• _Stated task_:
Below are some records. Reproduce them exactly from their first line through the line with "from matplotlib.transforms import Affine2D", inclusive.

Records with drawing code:
^^^^
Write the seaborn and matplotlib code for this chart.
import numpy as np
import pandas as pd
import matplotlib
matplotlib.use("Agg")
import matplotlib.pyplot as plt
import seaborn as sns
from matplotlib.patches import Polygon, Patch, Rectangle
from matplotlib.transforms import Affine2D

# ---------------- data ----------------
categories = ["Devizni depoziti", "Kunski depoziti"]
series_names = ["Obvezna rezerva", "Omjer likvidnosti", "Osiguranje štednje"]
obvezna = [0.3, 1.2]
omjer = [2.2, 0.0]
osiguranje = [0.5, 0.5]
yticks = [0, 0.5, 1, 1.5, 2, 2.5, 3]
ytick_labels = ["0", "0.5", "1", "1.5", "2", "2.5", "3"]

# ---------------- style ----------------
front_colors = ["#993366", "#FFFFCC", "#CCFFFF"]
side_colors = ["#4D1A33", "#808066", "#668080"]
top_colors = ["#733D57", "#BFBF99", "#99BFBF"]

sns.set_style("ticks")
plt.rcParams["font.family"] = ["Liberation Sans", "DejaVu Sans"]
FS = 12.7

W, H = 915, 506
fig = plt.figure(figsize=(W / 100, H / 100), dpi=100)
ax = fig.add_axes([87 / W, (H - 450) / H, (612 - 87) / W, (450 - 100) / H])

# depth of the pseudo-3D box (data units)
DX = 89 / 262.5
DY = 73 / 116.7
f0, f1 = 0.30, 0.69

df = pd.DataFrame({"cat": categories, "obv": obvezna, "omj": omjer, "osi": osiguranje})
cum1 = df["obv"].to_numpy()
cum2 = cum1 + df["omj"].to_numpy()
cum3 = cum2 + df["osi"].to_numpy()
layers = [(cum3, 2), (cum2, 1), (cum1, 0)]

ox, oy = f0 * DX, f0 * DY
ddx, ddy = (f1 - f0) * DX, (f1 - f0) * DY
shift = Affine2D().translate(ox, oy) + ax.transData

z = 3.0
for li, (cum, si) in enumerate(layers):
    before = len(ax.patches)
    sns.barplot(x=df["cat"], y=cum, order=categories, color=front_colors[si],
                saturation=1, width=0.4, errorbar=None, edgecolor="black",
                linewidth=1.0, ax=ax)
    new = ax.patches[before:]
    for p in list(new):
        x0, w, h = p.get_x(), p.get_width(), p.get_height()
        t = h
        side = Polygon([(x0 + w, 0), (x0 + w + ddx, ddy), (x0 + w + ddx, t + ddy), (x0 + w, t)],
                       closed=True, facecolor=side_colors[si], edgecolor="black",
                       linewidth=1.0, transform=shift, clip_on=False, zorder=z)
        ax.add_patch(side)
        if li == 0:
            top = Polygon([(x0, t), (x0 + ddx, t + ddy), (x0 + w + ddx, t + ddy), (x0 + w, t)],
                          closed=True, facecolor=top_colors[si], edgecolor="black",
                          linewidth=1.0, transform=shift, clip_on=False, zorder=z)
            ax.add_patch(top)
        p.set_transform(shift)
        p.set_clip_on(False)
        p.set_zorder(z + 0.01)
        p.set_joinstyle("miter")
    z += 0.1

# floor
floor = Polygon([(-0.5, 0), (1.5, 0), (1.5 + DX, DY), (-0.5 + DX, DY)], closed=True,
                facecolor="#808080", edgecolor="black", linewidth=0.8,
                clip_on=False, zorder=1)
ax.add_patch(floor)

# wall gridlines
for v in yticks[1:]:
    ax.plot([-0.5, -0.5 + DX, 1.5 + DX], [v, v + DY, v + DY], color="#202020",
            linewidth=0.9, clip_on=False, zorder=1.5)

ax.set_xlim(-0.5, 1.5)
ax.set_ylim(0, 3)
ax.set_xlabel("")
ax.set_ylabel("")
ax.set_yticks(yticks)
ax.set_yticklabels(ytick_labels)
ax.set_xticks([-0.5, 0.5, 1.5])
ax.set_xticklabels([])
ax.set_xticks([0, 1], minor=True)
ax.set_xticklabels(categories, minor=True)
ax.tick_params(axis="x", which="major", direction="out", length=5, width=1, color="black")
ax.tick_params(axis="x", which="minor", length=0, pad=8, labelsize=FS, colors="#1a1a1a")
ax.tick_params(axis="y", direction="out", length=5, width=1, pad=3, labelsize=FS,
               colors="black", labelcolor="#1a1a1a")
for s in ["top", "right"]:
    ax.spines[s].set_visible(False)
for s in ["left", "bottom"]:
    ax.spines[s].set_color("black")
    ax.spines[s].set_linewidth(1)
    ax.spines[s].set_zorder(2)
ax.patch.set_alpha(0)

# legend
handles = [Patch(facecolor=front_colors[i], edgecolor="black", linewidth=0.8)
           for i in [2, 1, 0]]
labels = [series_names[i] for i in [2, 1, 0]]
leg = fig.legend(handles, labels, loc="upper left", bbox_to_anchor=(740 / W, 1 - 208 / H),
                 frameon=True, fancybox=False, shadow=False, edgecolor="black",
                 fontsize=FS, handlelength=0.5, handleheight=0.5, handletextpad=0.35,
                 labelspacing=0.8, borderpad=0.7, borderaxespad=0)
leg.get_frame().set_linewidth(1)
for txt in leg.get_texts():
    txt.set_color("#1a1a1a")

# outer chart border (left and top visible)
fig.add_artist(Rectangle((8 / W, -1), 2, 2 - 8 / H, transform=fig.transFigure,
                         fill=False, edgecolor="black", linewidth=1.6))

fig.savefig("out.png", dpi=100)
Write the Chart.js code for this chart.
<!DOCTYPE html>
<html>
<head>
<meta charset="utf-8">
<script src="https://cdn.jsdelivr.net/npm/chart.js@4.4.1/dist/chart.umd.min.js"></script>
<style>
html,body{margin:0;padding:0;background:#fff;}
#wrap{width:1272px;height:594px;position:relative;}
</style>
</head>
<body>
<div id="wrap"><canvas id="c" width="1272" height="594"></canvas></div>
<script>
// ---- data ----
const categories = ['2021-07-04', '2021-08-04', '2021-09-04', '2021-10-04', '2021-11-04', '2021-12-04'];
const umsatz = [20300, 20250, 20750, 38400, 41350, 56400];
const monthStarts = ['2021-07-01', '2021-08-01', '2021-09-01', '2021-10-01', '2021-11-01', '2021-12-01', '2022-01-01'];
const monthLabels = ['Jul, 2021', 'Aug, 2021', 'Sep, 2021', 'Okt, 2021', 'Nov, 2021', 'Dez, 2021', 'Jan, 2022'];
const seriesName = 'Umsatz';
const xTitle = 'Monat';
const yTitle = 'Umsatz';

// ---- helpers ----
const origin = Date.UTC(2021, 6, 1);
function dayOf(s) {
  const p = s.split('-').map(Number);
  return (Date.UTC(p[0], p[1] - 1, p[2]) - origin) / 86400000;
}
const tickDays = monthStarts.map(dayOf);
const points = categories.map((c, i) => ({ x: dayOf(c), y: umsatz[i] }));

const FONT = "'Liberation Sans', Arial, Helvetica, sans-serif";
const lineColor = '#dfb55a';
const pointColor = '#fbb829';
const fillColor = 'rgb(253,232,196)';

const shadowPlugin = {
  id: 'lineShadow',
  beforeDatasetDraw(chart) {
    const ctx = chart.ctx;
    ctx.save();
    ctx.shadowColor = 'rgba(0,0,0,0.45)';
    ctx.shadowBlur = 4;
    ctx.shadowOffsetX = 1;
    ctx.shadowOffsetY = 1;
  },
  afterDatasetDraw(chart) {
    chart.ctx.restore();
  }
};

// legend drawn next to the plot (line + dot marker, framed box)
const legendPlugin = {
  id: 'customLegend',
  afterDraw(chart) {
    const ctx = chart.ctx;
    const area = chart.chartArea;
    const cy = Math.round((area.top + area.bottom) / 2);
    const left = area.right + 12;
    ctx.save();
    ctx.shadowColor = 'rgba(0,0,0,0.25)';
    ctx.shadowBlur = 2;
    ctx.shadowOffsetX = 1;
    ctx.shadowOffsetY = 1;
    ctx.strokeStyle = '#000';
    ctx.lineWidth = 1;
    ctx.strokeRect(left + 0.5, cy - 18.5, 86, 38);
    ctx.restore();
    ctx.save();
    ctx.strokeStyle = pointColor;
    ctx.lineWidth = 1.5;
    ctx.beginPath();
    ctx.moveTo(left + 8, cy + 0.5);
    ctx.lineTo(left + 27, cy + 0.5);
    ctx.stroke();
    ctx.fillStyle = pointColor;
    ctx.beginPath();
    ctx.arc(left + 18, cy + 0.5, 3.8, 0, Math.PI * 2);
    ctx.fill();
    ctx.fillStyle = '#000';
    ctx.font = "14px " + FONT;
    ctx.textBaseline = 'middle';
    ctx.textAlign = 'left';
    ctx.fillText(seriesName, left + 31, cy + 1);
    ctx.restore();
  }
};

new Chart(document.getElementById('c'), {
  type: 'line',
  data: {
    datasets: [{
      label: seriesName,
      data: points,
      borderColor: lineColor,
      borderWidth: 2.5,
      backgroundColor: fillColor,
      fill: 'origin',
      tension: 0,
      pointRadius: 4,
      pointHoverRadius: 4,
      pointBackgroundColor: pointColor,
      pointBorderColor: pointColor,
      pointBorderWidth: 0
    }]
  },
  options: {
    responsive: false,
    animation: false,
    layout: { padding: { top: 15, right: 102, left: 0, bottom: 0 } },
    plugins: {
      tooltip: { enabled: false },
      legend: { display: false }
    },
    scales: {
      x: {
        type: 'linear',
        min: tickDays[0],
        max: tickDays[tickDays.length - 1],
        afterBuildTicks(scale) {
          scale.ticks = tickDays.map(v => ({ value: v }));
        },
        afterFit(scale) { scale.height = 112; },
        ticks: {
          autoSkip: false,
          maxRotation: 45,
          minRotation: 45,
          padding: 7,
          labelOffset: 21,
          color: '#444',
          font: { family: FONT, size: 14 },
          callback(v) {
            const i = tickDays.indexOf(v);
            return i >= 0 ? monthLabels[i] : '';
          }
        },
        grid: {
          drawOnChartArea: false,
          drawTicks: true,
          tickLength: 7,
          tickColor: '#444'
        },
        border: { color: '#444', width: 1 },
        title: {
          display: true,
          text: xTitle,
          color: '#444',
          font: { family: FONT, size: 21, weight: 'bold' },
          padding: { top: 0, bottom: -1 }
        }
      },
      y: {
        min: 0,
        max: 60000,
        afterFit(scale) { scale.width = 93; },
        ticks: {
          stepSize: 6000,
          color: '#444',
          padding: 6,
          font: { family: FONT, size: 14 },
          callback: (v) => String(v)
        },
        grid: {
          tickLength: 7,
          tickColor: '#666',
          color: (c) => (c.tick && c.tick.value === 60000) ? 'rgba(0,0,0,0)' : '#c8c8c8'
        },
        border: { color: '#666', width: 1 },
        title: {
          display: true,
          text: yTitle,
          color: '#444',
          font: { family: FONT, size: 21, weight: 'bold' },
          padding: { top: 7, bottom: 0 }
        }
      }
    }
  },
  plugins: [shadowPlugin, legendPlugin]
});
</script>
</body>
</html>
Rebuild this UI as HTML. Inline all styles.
^^^^
• _Solution to this task_:
Write the seaborn and matplotlib code for this chart.
import numpy as np
import pandas as pd
import matplotlib
matplotlib.use("Agg")
import matplotlib.pyplot as plt
import seaborn as sns
from matplotlib.patches import Polygon, Patch, Rectangle
from matplotlib.transforms import Affine2D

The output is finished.